• **YOUR TASK**
Write out each line exactly as given. Leave the pictures out of your copy.

----

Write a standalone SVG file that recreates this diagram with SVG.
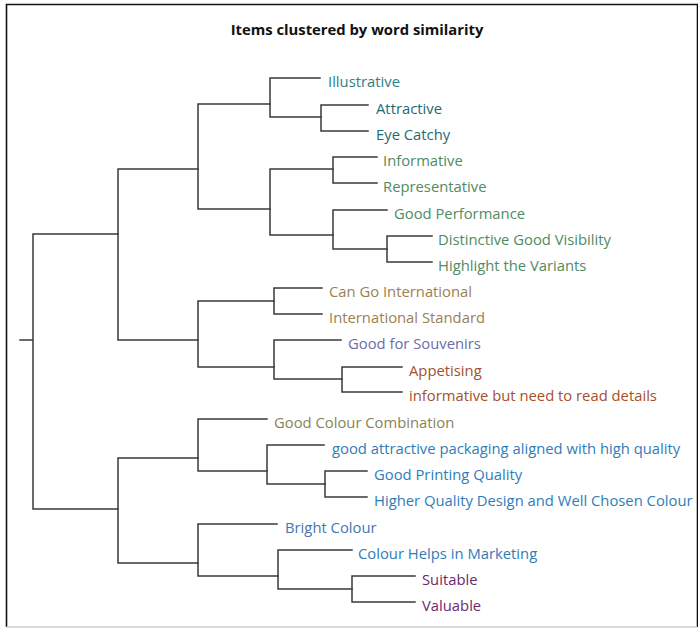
<svg xmlns="http://www.w3.org/2000/svg" width="698" height="628" viewBox="0 0 698 628">
  <style>
    .frame { fill: none; stroke: #111; stroke-width: 1.6; }
    .base { fill: none; stroke: #cfcfcf; stroke-width: 1.4; }
    .edge { fill: none; stroke: #3a3a3a; stroke-width: 1.5; stroke-linecap: square; }
    .title { font-family: "Open Sans", "Noto Sans", sans-serif; font-weight: bold; font-size: 14.8px; fill: #111; }
    .lbl { font-family: "Open Sans", "Noto Sans", sans-serif; font-size: 14.8px; }
    .teal { fill: #2f8083; }
    .tealdk { fill: #1e6b74; }
    .green { fill: #4f8b63; }
    .tan { fill: #9a8152; }
    .violet { fill: #6a6ea8; }
    .rust { fill: #a3512c; }
    .olive { fill: #868559; }
    .blue { fill: #2f7db8; }
    .blue2 { fill: #4676b0; }
    .plum { fill: #6b2a6e; }
  </style>

  <rect width="698" height="628" fill="#ffffff"/>
  <!-- panel frame -->
  <path class="frame" d="M6.5,627 V4.5 H697.5 V627"/>
  <path class="base" d="M6.5,627 H697"/>

  <text class="title" x="357" y="35" text-anchor="middle">Items clustered by word similarity</text>

  <!-- dendrogram links -->
  <g id="connectors">
    <path class="edge" d="M20,340 H33 M33,234 V509 M33,234 H118 M33,509 H118"/>
    <!-- upper branch -->
    <path class="edge" d="M118,169 V340 M118,169 H198 M118,340 H198"/>
    <path class="edge" d="M198,104 V209 M198,104 H270 M198,209 H270"/>
    <path class="edge" d="M270,78 V117 M270,78 H320 M270,117 H321"/>
    <path class="edge" d="M321,105 V131 M321,105 H368 M321,131 H368"/>
    <path class="edge" d="M270,169 V235 M270,169 H333 M270,235 H333"/>
    <path class="edge" d="M333,157 V183 M333,157 H377 M333,183 H377"/>
    <path class="edge" d="M333,210 V249 M333,210 H387 M333,249 H387"/>
    <path class="edge" d="M387,236 V262 M387,236 H432 M387,262 H432"/>
    <path class="edge" d="M198,301 V367 M198,301 H274 M198,367 H274"/>
    <path class="edge" d="M274,288 V314 M274,288 H322 M274,314 H322"/>
    <path class="edge" d="M274,340 V379 M274,340 H341 M274,379 H342"/>
    <path class="edge" d="M342,367 V392 M342,367 H402 M342,392 H402"/>
    <!-- lower branch -->
    <path class="edge" d="M118,458 V563 M118,458 H198 M118,563 H198"/>
    <path class="edge" d="M198,419 V471 M198,419 H267 M198,471 H267"/>
    <path class="edge" d="M267,445 V484 M267,445 H324 M267,484 H325"/>
    <path class="edge" d="M325,471 V497 M325,471 H367 M325,497 H367"/>
    <path class="edge" d="M198,524 V576 M198,524 H277 M198,576 H278"/>
    <path class="edge" d="M278,550 V589 M278,550 H352 M278,589 H352"/>
    <path class="edge" d="M352,576 V602 M352,576 H415 M352,602 H415"/>
  </g>

  <!-- leaves -->
  <g id="leaf-illustrative"><text class="lbl teal" x="328" y="87">Illustrative</text></g>
  <g id="leaf-attractive"><text class="lbl tealdk" x="376" y="114">Attractive</text></g>
  <g id="leaf-eye-catchy"><text class="lbl tealdk" x="376" y="140">Eye Catchy</text></g>
  <g id="leaf-informative"><text class="lbl green" x="383" y="166">Informative</text></g>
  <g id="leaf-representative"><text class="lbl green" x="383" y="192">Representative</text></g>
  <g id="leaf-good-performance"><text class="lbl green" x="394" y="219">Good Performance</text></g>
  <g id="leaf-distinctive"><text class="lbl green" x="438" y="245">Distinctive Good Visibility</text></g>
  <g id="leaf-highlight"><text class="lbl green" x="438" y="271">Highlight the Variants</text></g>
  <g id="leaf-can-go"><text class="lbl tan" x="329" y="297">Can Go International</text></g>
  <g id="leaf-intl-standard"><text class="lbl tan" x="329" y="323">International Standard</text></g>
  <g id="leaf-souvenirs"><text class="lbl violet" x="348" y="349">Good for Souvenirs</text></g>
  <g id="leaf-appetising"><text class="lbl rust" x="409" y="376">Appetising</text></g>
  <g id="leaf-read-details"><text class="lbl rust" x="409" y="401">informative but need to read details</text></g>
  <g id="leaf-colour-combination"><text class="lbl olive" x="274" y="428">Good Colour Combination</text></g>
  <g id="leaf-packaging"><text class="lbl blue" x="332" y="454">good attractive packaging aligned with high quality</text></g>
  <g id="leaf-printing"><text class="lbl blue" x="374" y="480">Good Printing Quality</text></g>
  <g id="leaf-design"><text class="lbl blue" x="374" y="506">Higher Quality Design and Well Chosen Colour</text></g>
  <g id="leaf-bright"><text class="lbl blue2" x="285" y="533">Bright Colour</text></g>
  <g id="leaf-marketing"><text class="lbl blue" x="358" y="559">Colour Helps in Marketing</text></g>
  <g id="leaf-suitable"><text class="lbl plum" x="422" y="585">Suitable</text></g>
  <g id="leaf-valuable"><text class="lbl plum" x="422" y="611">Valuable</text></g>
</svg>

----

• **COMPLETE OUTPUT**
Write a standalone SVG file that recreates this diagram with SVG.
<svg xmlns="http://www.w3.org/2000/svg" width="698" height="628" viewBox="0 0 698 628">
  <style>
    .frame { fill: none; stroke: #111; stroke-width: 1.6; }
    .base { fill: none; stroke: #cfcfcf; stroke-width: 1.4; }
    .edge { fill: none; stroke: #3a3a3a; stroke-width: 1.5; stroke-linecap: square; }
    .title { font-family: "Open Sans", "Noto Sans", sans-serif; font-weight: bold; font-size: 14.8px; fill: #111; }
    .lbl { font-family: "Open Sans", "Noto Sans", sans-serif; font-size: 14.8px; }
    .teal { fill: #2f8083; }
    .tealdk { fill: #1e6b74; }
    .green { fill: #4f8b63; }
    .tan { fill: #9a8152; }
    .violet { fill: #6a6ea8; }
    .rust { fill: #a3512c; }
    .olive { fill: #868559; }
    .blue { fill: #2f7db8; }
    .blue2 { fill: #4676b0; }
    .plum { fill: #6b2a6e; }
  </style>

  <rect width="698" height="628" fill="#ffffff"/>
  <!-- panel frame -->
  <path class="frame" d="M6.5,627 V4.5 H697.5 V627"/>
  <path class="base" d="M6.5,627 H697"/>

  <text class="title" x="357" y="35" text-anchor="middle">Items clustered by word similarity</text>

  <!-- dendrogram links -->
  <g id="connectors">
    <path class="edge" d="M20,340 H33 M33,234 V509 M33,234 H118 M33,509 H118"/>
    <!-- upper branch -->
    <path class="edge" d="M118,169 V340 M118,169 H198 M118,340 H198"/>
    <path class="edge" d="M198,104 V209 M198,104 H270 M198,209 H270"/>
    <path class="edge" d="M270,78 V117 M270,78 H320 M270,117 H321"/>
    <path class="edge" d="M321,105 V131 M321,105 H368 M321,131 H368"/>
    <path class="edge" d="M270,169 V235 M270,169 H333 M270,235 H333"/>
    <path class="edge" d="M333,157 V183 M333,157 H377 M333,183 H377"/>
    <path class="edge" d="M333,210 V249 M333,210 H387 M333,249 H387"/>
    <path class="edge" d="M387,236 V262 M387,236 H432 M387,262 H432"/>
    <path class="edge" d="M198,301 V367 M198,301 H274 M198,367 H274"/>
    <path class="edge" d="M274,288 V314 M274,288 H322 M274,314 H322"/>
    <path class="edge" d="M274,340 V379 M274,340 H341 M274,379 H342"/>
    <path class="edge" d="M342,367 V392 M342,367 H402 M342,392 H402"/>
    <!-- lower branch -->
    <path class="edge" d="M118,458 V563 M118,458 H198 M118,563 H198"/>
    <path class="edge" d="M198,419 V471 M198,419 H267 M198,471 H267"/>
    <path class="edge" d="M267,445 V484 M267,445 H324 M267,484 H325"/>
    <path class="edge" d="M325,471 V497 M325,471 H367 M325,497 H367"/>
    <path class="edge" d="M198,524 V576 M198,524 H277 M198,576 H278"/>
    <path class="edge" d="M278,550 V589 M278,550 H352 M278,589 H352"/>
    <path class="edge" d="M352,576 V602 M352,576 H415 M352,602 H415"/>
  </g>

  <!-- leaves -->
  <g id="leaf-illustrative"><text class="lbl teal" x="328" y="87">Illustrative</text></g>
  <g id="leaf-attractive"><text class="lbl tealdk" x="376" y="114">Attractive</text></g>
  <g id="leaf-eye-catchy"><text class="lbl tealdk" x="376" y="140">Eye Catchy</text></g>
  <g id="leaf-informative"><text class="lbl green" x="383" y="166">Informative</text></g>
  <g id="leaf-representative"><text class="lbl green" x="383" y="192">Representative</text></g>
  <g id="leaf-good-performance"><text class="lbl green" x="394" y="219">Good Performance</text></g>
  <g id="leaf-distinctive"><text class="lbl green" x="438" y="245">Distinctive Good Visibility</text></g>
  <g id="leaf-highlight"><text class="lbl green" x="438" y="271">Highlight the Variants</text></g>
  <g id="leaf-can-go"><text class="lbl tan" x="329" y="297">Can Go International</text></g>
  <g id="leaf-intl-standard"><text class="lbl tan" x="329" y="323">International Standard</text></g>
  <g id="leaf-souvenirs"><text class="lbl violet" x="348" y="349">Good for Souvenirs</text></g>
  <g id="leaf-appetising"><text class="lbl rust" x="409" y="376">Appetising</text></g>
  <g id="leaf-read-details"><text class="lbl rust" x="409" y="401">informative but need to read details</text></g>
  <g id="leaf-colour-combination"><text class="lbl olive" x="274" y="428">Good Colour Combination</text></g>
  <g id="leaf-packaging"><text class="lbl blue" x="332" y="454">good attractive packaging aligned with high quality</text></g>
  <g id="leaf-printing"><text class="lbl blue" x="374" y="480">Good Printing Quality</text></g>
  <g id="leaf-design"><text class="lbl blue" x="374" y="506">Higher Quality Design and Well Chosen Colour</text></g>
  <g id="leaf-bright"><text class="lbl blue2" x="285" y="533">Bright Colour</text></g>
  <g id="leaf-marketing"><text class="lbl blue" x="358" y="559">Colour Helps in Marketing</text></g>
  <g id="leaf-suitable"><text class="lbl plum" x="422" y="585">Suitable</text></g>
  <g id="leaf-valuable"><text class="lbl plum" x="422" y="611">Valuable</text></g>
</svg>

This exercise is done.